In 1940 SSK Skopje plays as SLP champion the qualifiers to the Yugoslav Championship. It plays in the Group 2. In skips the first round and in the second eliminates Borac Petrograd (6:0, 0:2), then in the third round it is eliminated by FK Vojvodina (2:2, 1:4), however due to the restructuring of the league and the formation of two separate leagues, the Serbian and the Croato-Slovenian, SSK Skopje gets the chance to play the qualifiers to the Serbian League, however it fails to qualify as in the first round they lost against Balšić Podgorica (1:2, 0:1). The curiosity is that Gragjanski Skopje, because of having been part in the Yugoslav Championship in the previous season, got direct qualification into the Serbian League, having finished 5th, 10 points behind the winner BSK Belgrade, but only 3 points behind SK Jugoslavija who finished in second place.

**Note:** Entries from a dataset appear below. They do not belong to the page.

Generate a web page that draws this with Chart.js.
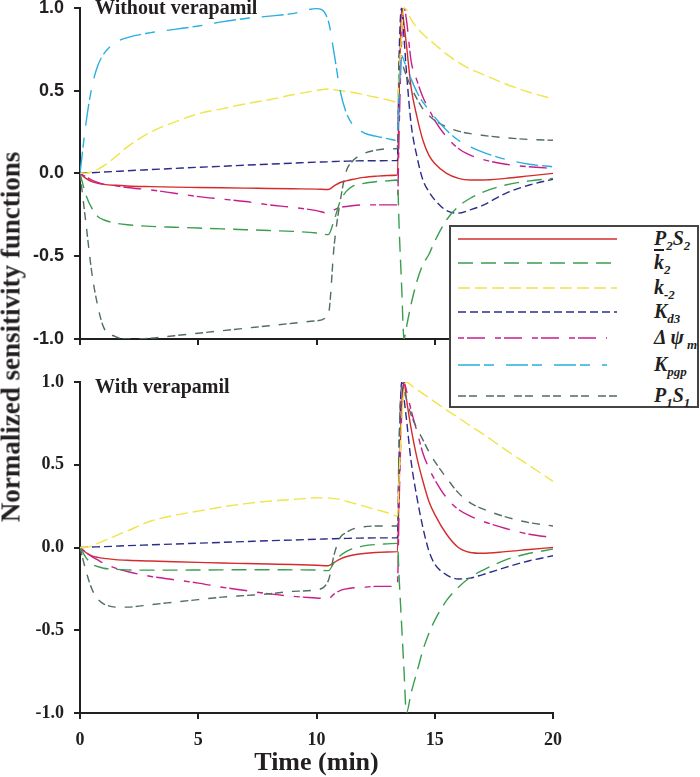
<!DOCTYPE html>
<html>
<head>
<meta charset="utf-8">
<script src="https://cdn.jsdelivr.net/npm/chart.js@4.4.0/dist/chart.umd.min.js"></script>
<style>
  body { margin: 0; background: #fff; width: 700px; height: 777px; position: relative; overflow: hidden; }
  #topWrap { position: absolute; left: 0; top: -13px; width: 700px; height: 373px; }
  #botWrap { position: absolute; left: 0; top: 360px; width: 700px; height: 417px; }
  #yTitle {
    position: absolute; left: 11px; top: 337px;
    transform: translate(-50%, -50%) rotate(-90deg);
    white-space: nowrap; font: bold 27px "Liberation Serif", serif; color: #231f20;
  }
  #legend { position: absolute; left: 449px; top: 225px; background: #fff; }
</style>
</head>
<body>
<div id="topWrap"><canvas id="topChart" width="700" height="373"></canvas></div>
<div id="botWrap"><canvas id="botChart" width="700" height="417"></canvas></div>
<div id="yTitle">Normalized sensitivity functions</div>
<svg id="legend" width="251" height="183"></svg>
<script>
// time grid (min)
const times = [0, 0.25, 0.5, 0.75, 1, 1.5, 2, 3, 4, 5, 6, 7, 8, 9, 10, 10.5, 10.75, 11, 11.25, 11.5,
  12, 12.5, 13, 13.42, 13.5, 13.6, 13.7, 13.8, 14, 14.25, 14.5, 14.75, 15, 15.5, 16, 16.5, 17, 18, 19, 20];

// Without verapamil
const p2s2Top = [0, -0.03, -0.05, -0.06, -0.066, -0.072, -0.076, -0.08, -0.083, -0.085,
  -0.087, -0.089, -0.091, -0.093, -0.095, -0.097, -0.075, -0.055, -0.045, -0.037,
  -0.024, -0.017, -0.013, -0.01, 0.5, 1.0, 0.9, 0.78, 0.52, 0.34,
  0.2, 0.11, 0.06, 0.0, -0.03, -0.04, -0.04, -0.03, -0.015, 0.0];
const k2barTop = [0, -0.13, -0.21, -0.26, -0.28, -0.3, -0.31, -0.32, -0.325, -0.33,
  -0.335, -0.34, -0.345, -0.35, -0.36, -0.37, -0.28, -0.17, -0.11, -0.08,
  -0.06, -0.05, -0.045, -0.04, -0.35, -0.68, -1.0, -0.93, -0.79, -0.65,
  -0.55, -0.49, -0.41, -0.28, -0.2, -0.15, -0.115, -0.07, -0.045, -0.03];
const km2Top = [0, 0.0, 0.01, 0.025, 0.045, 0.1, 0.16, 0.25, 0.31, 0.36,
  0.39, 0.42, 0.445, 0.475, 0.5, 0.51, 0.505, 0.5, 0.495, 0.49,
  0.475, 0.46, 0.445, 0.43, 0.6, 0.85, 1.0, 0.99, 0.93, 0.88,
  0.84, 0.81, 0.78, 0.72, 0.67, 0.63, 0.6, 0.54, 0.49, 0.45];
const kd3Top = [0, 0.002, 0.004, 0.006, 0.008, 0.012, 0.016, 0.023, 0.03, 0.037,
  0.043, 0.05, 0.056, 0.062, 0.068, 0.07, 0.072, 0.073, 0.074, 0.075,
  0.076, 0.076, 0.077, 0.077, 0.75, 1.0, 0.82, 0.62, 0.3, 0.1,
  -0.04, -0.11, -0.16, -0.225, -0.24, -0.22, -0.195, -0.12, -0.07, -0.035];
const dpsiTop = [0, -0.02, -0.04, -0.055, -0.065, -0.075, -0.085, -0.1, -0.12, -0.14,
  -0.155, -0.17, -0.19, -0.205, -0.225, -0.24, -0.22, -0.205, -0.2, -0.195,
  -0.19, -0.19, -0.19, -0.19, 0.3, 0.8, 1.0, 0.93, 0.68, 0.56,
  0.46, 0.39, 0.32, 0.22, 0.15, 0.11, 0.085, 0.055, 0.04, 0.03];
const kpgpTop = [0, 0.3, 0.52, 0.65, 0.72, 0.79, 0.82, 0.85, 0.87, 0.89,
  0.915, 0.935, 0.95, 0.965, 0.995, 0.92, 0.72, 0.5, 0.37, 0.3,
  0.245, 0.225, 0.21, 0.2, 0.5, 0.71, 0.68, 0.64, 0.57, 0.49,
  0.43, 0.385, 0.34, 0.26, 0.2, 0.16, 0.13, 0.085, 0.055, 0.04];
const p1s1Top = [0, -0.3, -0.6, -0.8, -0.93, -0.985, -1.0, -0.995, -0.98, -0.965,
  -0.95, -0.935, -0.92, -0.905, -0.89, -0.85, -0.43, -0.17, 0.01, 0.07,
  0.12, 0.14, 0.148, 0.15, 0.72, 0.68, 0.63, 0.59, 0.52, 0.45,
  0.39, 0.35, 0.32, 0.28, 0.255, 0.24, 0.23, 0.215, 0.205, 0.2];

// With verapamil
const p2s2Bot = [0, -0.03, -0.05, -0.06, -0.066, -0.073, -0.077, -0.082, -0.086, -0.09,
  -0.094, -0.097, -0.1, -0.103, -0.107, -0.11, -0.09, -0.07, -0.056, -0.047,
  -0.036, -0.03, -0.027, -0.025, 0.4, 0.85, 1.0, 0.9, 0.72, 0.54,
  0.4, 0.28, 0.2, 0.08, 0.0, -0.03, -0.035, -0.025, -0.012, 0.0];
const k2barBot = [0, -0.06, -0.1, -0.115, -0.125, -0.132, -0.135, -0.137, -0.137, -0.136,
  -0.135, -0.134, -0.134, -0.135, -0.136, -0.14, -0.09, -0.05, -0.025, -0.008,
  0.01, 0.018, 0.022, 0.025, -0.2, -0.47, -0.74, -1.0, -0.88, -0.75,
  -0.62, -0.52, -0.44, -0.32, -0.24, -0.18, -0.14, -0.075, -0.035, -0.01];
const km2Bot = [0, 0.0, 0.01, 0.025, 0.04, 0.07, 0.1, 0.16, 0.195, 0.22,
  0.245, 0.265, 0.28, 0.29, 0.3, 0.3, 0.295, 0.29, 0.28, 0.27,
  0.25, 0.23, 0.21, 0.19, 0.45, 0.75, 0.95, 1.0, 0.98, 0.955,
  0.93, 0.905, 0.88, 0.83, 0.785, 0.735, 0.69, 0.59, 0.495, 0.4];
const kd3Bot = [0, 0.001, 0.003, 0.004, 0.005, 0.008, 0.011, 0.016, 0.021, 0.026,
  0.031, 0.036, 0.041, 0.045, 0.05, 0.052, 0.053, 0.054, 0.055, 0.056,
  0.057, 0.058, 0.058, 0.058, 0.6, 1.0, 0.9, 0.78, 0.52, 0.3,
  0.12, -0.02, -0.1, -0.165, -0.19, -0.185, -0.165, -0.12, -0.08, -0.05];
const dpsiBot = [0, -0.03, -0.055, -0.075, -0.095, -0.125, -0.145, -0.175, -0.195, -0.215,
  -0.24, -0.26, -0.28, -0.295, -0.305, -0.31, -0.28, -0.26, -0.25, -0.245,
  -0.24, -0.235, -0.235, -0.235, 0.3, 0.8, 1.0, 0.95, 0.83, 0.7,
  0.57, 0.48, 0.41, 0.3, 0.23, 0.19, 0.16, 0.115, 0.08, 0.06];
const p1s1Bot = [0, -0.14, -0.25, -0.31, -0.34, -0.36, -0.36, -0.345, -0.33, -0.315,
  -0.3, -0.29, -0.28, -0.265, -0.255, -0.2, -0.04, 0.06, 0.09, 0.11,
  0.125, 0.13, 0.13, 0.13, 0.7, 0.97, 0.95, 0.9, 0.8, 0.72,
  0.65, 0.58, 0.52, 0.42, 0.33, 0.27, 0.235, 0.185, 0.15, 0.13];

const xTicks = [0, 5, 10, 15, 20];
const yTicks = [-1, -0.5, 0, 0.5, 1];

// line styles per parameter
const styles = {
  p2s2: { color: 'rgb(212,44,44)',  dash: [] },
  k2bar: { color: 'rgb(58,158,78)', dash: [15, 8] },
  km2:  { color: 'rgb(240,228,72)', dash: [12, 5] },
  kd3:  { color: 'rgb(44,44,138)',  dash: [8, 4] },
  dpsi: { color: 'rgb(200,30,140)', dash: [6, 3, 18, 10] },
  kpgp: { color: 'rgb(40,175,225)', dash: [22, 4, 10, 12] },
  p1s1: { color: 'rgb(82,110,92)',  dash: [8, 3, 8, 9] }
};

const legendItems = [
  { key: 'p2s2', parts: [['P'], ['2', 'sub'], ['S'], ['2', 'sub']] },
  { key: 'k2bar', parts: [['k', 'bar'], ['2', 'sub']] },
  { key: 'km2', parts: [['k'], ['-2', 'sub']] },
  { key: 'kd3', parts: [['K'], ['d3', 'sub']] },
  { key: 'dpsi', parts: [['\u0394 \u03C8'], [' m', 'sub']] },
  { key: 'kpgp', parts: [['K'], ['pgp', 'sub']] },
  { key: 'p1s1', parts: [['P'], ['1', 'sub'], ['S'], ['1', 'sub']] }
];

const ink = '#231f20';

function dataset(key, values) {
  return {
    label: key,
    data: times.map((t, i) => ({ x: t, y: values[i] })),
    borderColor: styles[key].color,
    borderDash: styles[key].dash,
    borderWidth: 1.4,
    pointRadius: 0,
    fill: false,
    cubicInterpolationMode: 'monotone'
  };
}

const panelLabel = {
  id: 'panelLabel',
  afterDraw(chart, args, opts) {
    const ctx = chart.ctx;
    ctx.save();
    ctx.font = 'bold 20px "Liberation Serif"';
    ctx.fillStyle = ink;
    ctx.textBaseline = 'alphabetic';
    ctx.fillText(opts.text, chart.chartArea.left + 15, chart.chartArea.top + opts.dy);
    ctx.restore();
  }
};

function makeOptions(cfg) {
  return {
    responsive: false,
    animation: false,
    layout: { padding: { top: cfg.padTop, right: 147, left: 0, bottom: 0 } },
    plugins: {
      legend: { display: false },
      tooltip: { enabled: false },
      panelLabel: { text: cfg.label, dy: cfg.labelDy }
    },
    scales: {
      x: {
        type: 'linear', min: 0, max: 20,
        afterBuildTicks: s => { s.ticks = xTicks.map(v => ({ value: v })); },
        afterFit: s => { s.height = cfg.xHeight; },
        border: { color: ink, width: 2 },
        grid: { drawOnChartArea: false, drawTicks: true, tickLength: 6, color: ink, lineWidth: 2 },
        ticks: {
          display: cfg.xLabels, padding: 11, color: ink,
          font: { family: 'Liberation Serif', size: 18, weight: 'bold' }
        },
        title: {
          display: cfg.xLabels, text: 'Time (min)', color: ink, padding: { top: 0, bottom: -2 },
          font: { family: 'Liberation Serif', size: 26, weight: 'bold' }
        }
      },
      y: {
        type: 'linear', min: -1, max: 1,
        afterBuildTicks: s => { s.ticks = yTicks.map(v => ({ value: v })); },
        afterFit: s => { s.width = 80; },
        border: { color: ink, width: 2 },
        grid: { drawOnChartArea: false, drawTicks: true, tickLength: 6, color: ink, lineWidth: 2 },
        ticks: {
          padding: 10, color: ink,
          callback: v => v.toFixed(1),
          font: { family: cfg.tickFont, size: 18, weight: 'bold' }
        }
      }
    }
  };
}

new Chart(document.getElementById('topChart'), {
  type: 'line',
  data: {
    datasets: [
      dataset('kpgp', kpgpTop),
      dataset('km2', km2Top),
      dataset('p1s1', p1s1Top),
      dataset('k2bar', k2barTop),
      dataset('dpsi', dpsiTop),
      dataset('kd3', kd3Top),
      dataset('p2s2', p2s2Top)
    ]
  },
  options: makeOptions({ padTop: 20, xHeight: 21, xLabels: false, tickFont: 'Liberation Sans',
    label: 'Without verapamil', labelDy: 6 }),
  plugins: [panelLabel]
});

new Chart(document.getElementById('botChart'), {
  type: 'line',
  data: {
    datasets: [
      dataset('km2', km2Bot),
      dataset('p1s1', p1s1Bot),
      dataset('k2bar', k2barBot),
      dataset('dpsi', dpsiBot),
      dataset('kd3', kd3Bot),
      dataset('p2s2', p2s2Bot)
    ]
  },
  options: makeOptions({ padTop: 22, xHeight: 64, xLabels: true, tickFont: 'Liberation Serif',
    label: 'With verapamil', labelDy: 11 }),
  plugins: [panelLabel]
});

// legend box
const NS = 'http://www.w3.org/2000/svg';
const svg = document.getElementById('legend');
const rowY = [14, 38, 63, 87, 113, 140, 171];
const lineEnd = [168, 168, 168, 168, 158, 158, 168];
function el(name, attrs) {
  const e = document.createElementNS(NS, name);
  Object.entries(attrs).forEach(([k, v]) => e.setAttribute(k, v));
  return e;
}
svg.appendChild(el('rect', { x: 1, y: 1, width: 248, height: 181, fill: '#fff', stroke: '#444', 'stroke-width': 2 }));
legendItems.forEach((item, i) => {
  const st = styles[item.key];
  svg.appendChild(el('line', {
    x1: 9, x2: lineEnd[i], y1: rowY[i], y2: rowY[i], stroke: st.color, 'stroke-width': 1.5,
    'stroke-dasharray': st.dash.length ? st.dash.join(' ') : 'none'
  }));
  const txt = el('text', {
    x: 205, y: rowY[i] + 6, fill: ink, 'font-family': 'Liberation Serif',
    'font-weight': 'bold', 'font-style': 'italic', 'font-size': 20
  });
  let shifted = false;
  item.parts.forEach(([s, kind]) => {
    const sp = el('tspan', {});
    sp.textContent = s;
    if (kind === 'sub') {
      sp.setAttribute('font-size', 13);
      if (!shifted) { sp.setAttribute('dy', 5); shifted = true; }
    } else {
      if (shifted) { sp.setAttribute('dy', -5); shifted = false; }
      if (kind === 'bar') sp.setAttribute('text-decoration', 'overline');
    }
    txt.appendChild(sp);
  });
  svg.appendChild(txt);
});
</script>
</body>
</html>
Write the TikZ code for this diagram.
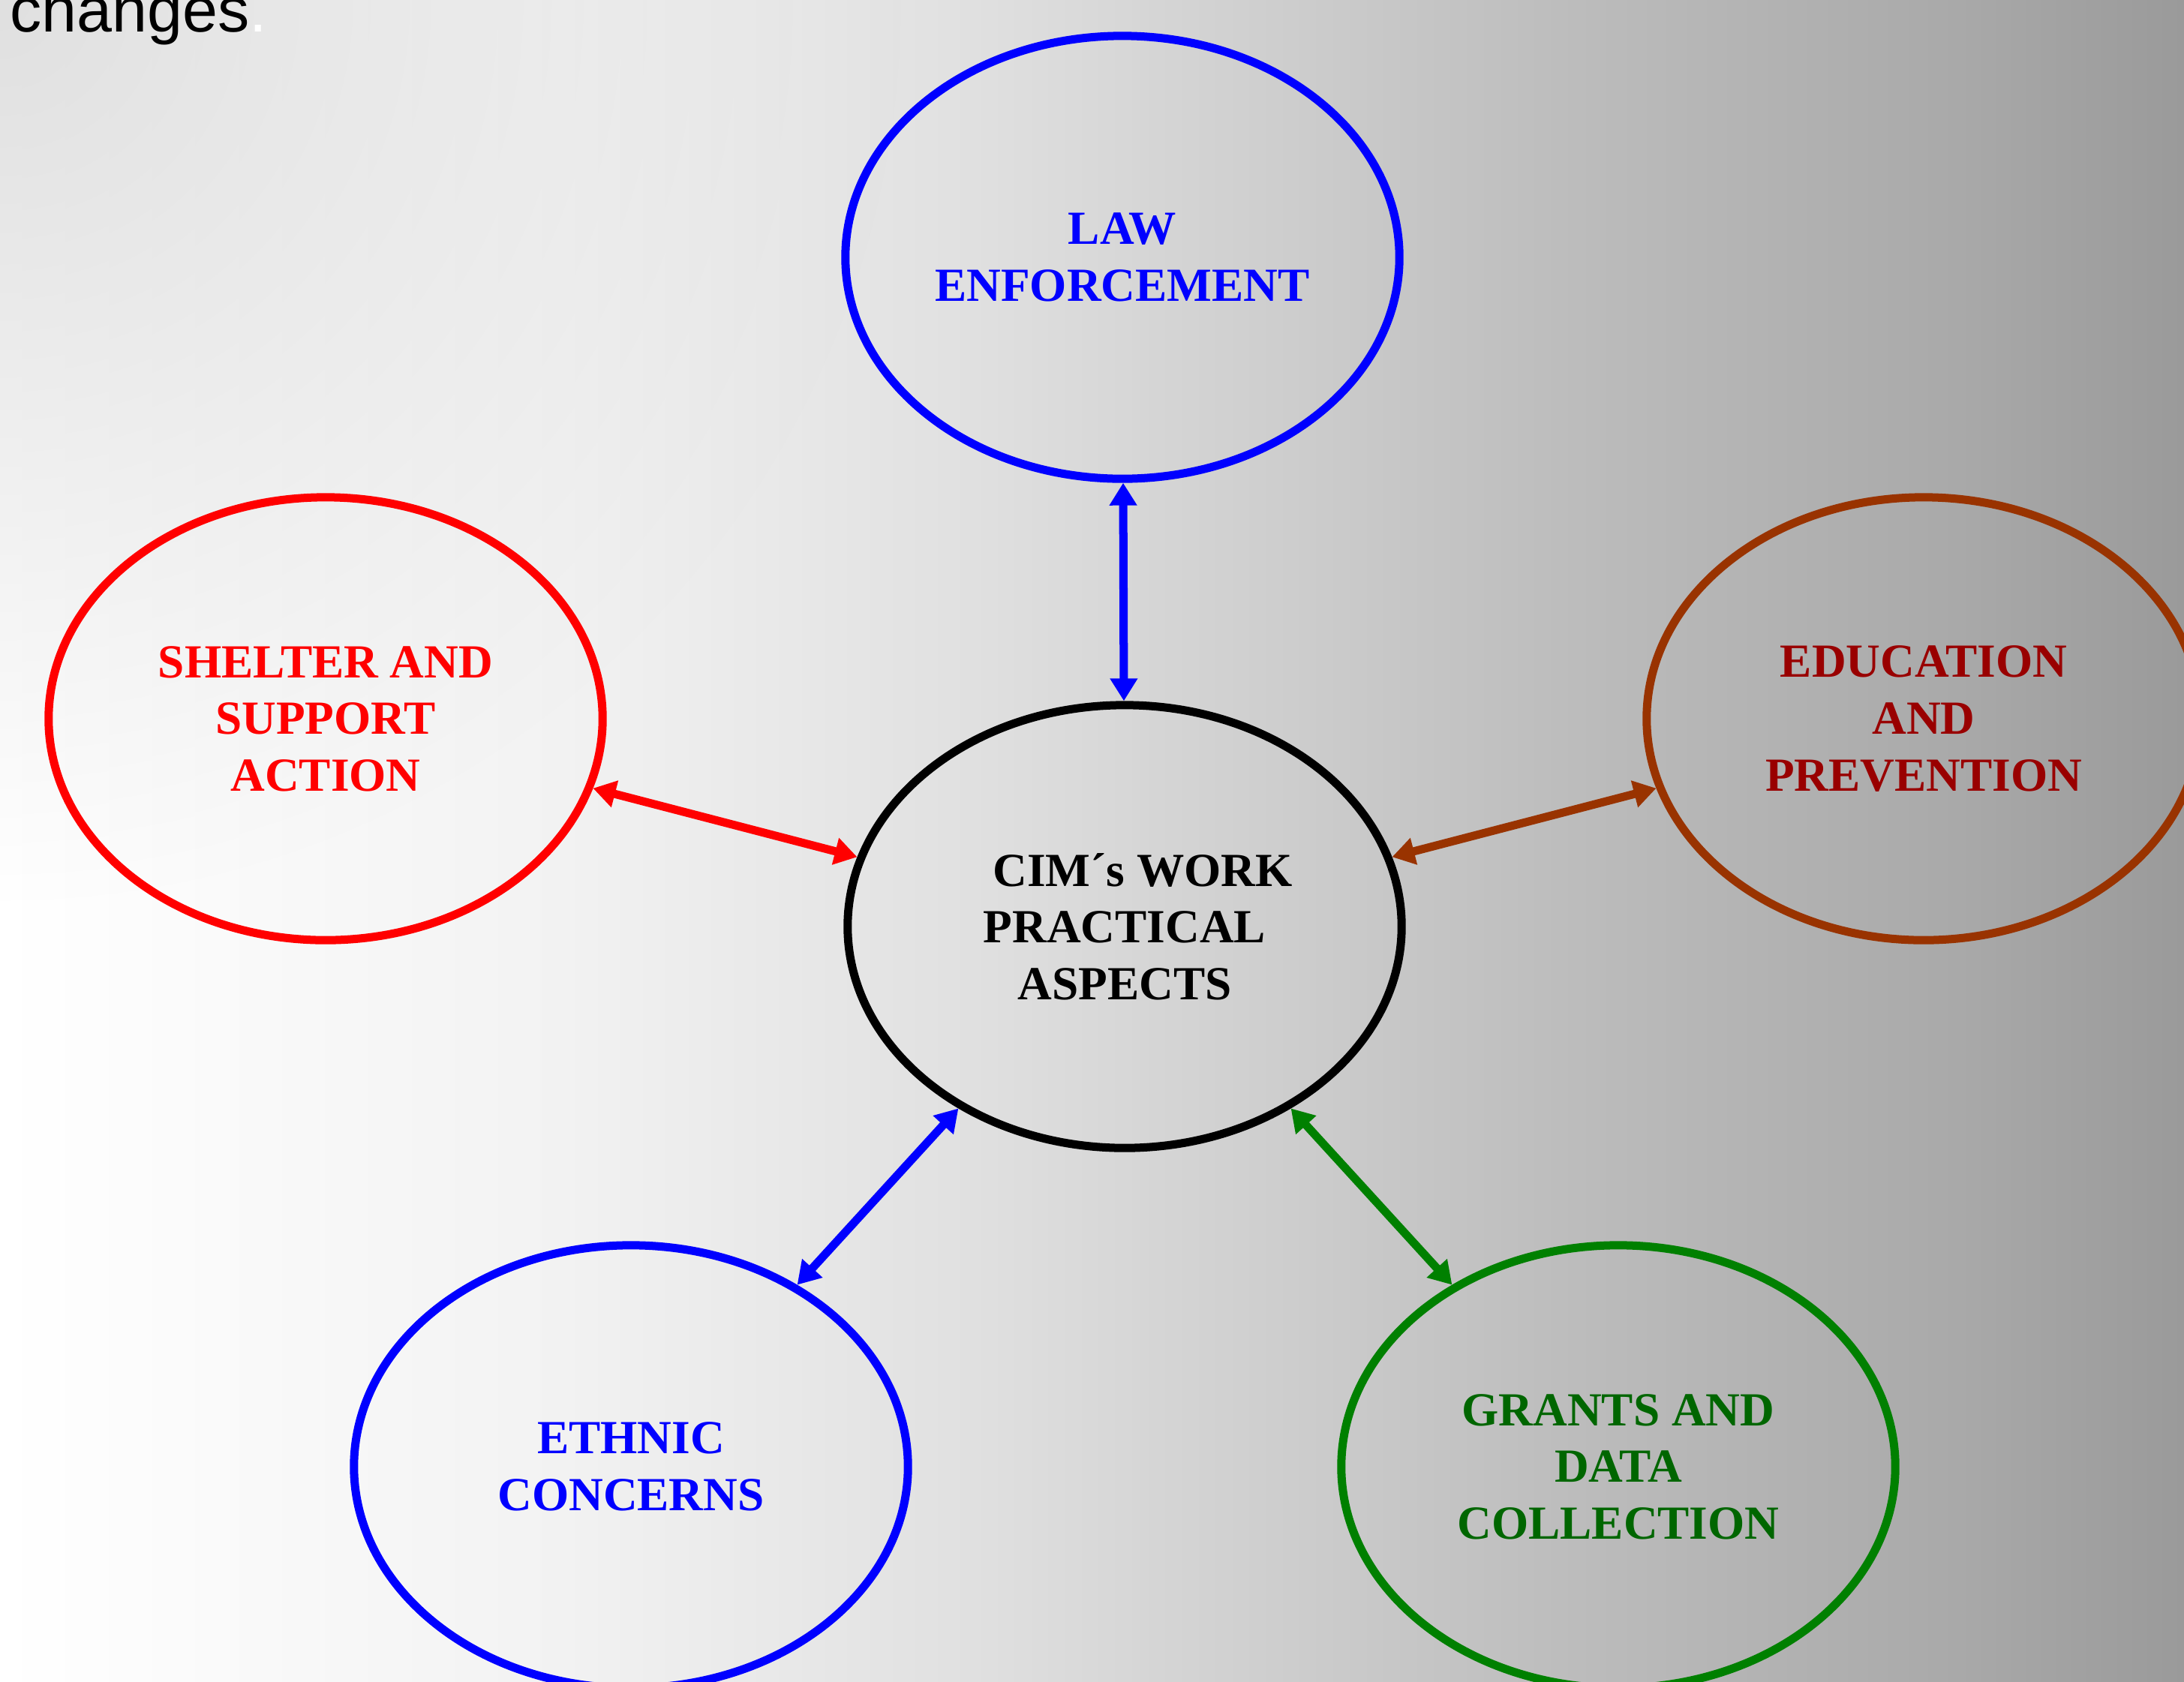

In 1941 SSK Skopje won the SLP booking that way their place in the qualifiers for the 1940–41 Serbian League. After winning in the first round Železničar Niš (2:1), in the second they made an impressive result against Jedinstvo Čačak (9:3, 1:1) however they surprisingly lost against Jugoslavija Jabuka (2:4, 2:4). Gragjanski Skopje by having finished in 5th place in the previous season had a guaranteed spot in the League however this year the results were not that impressive with the team finishing 8th among 10 teams.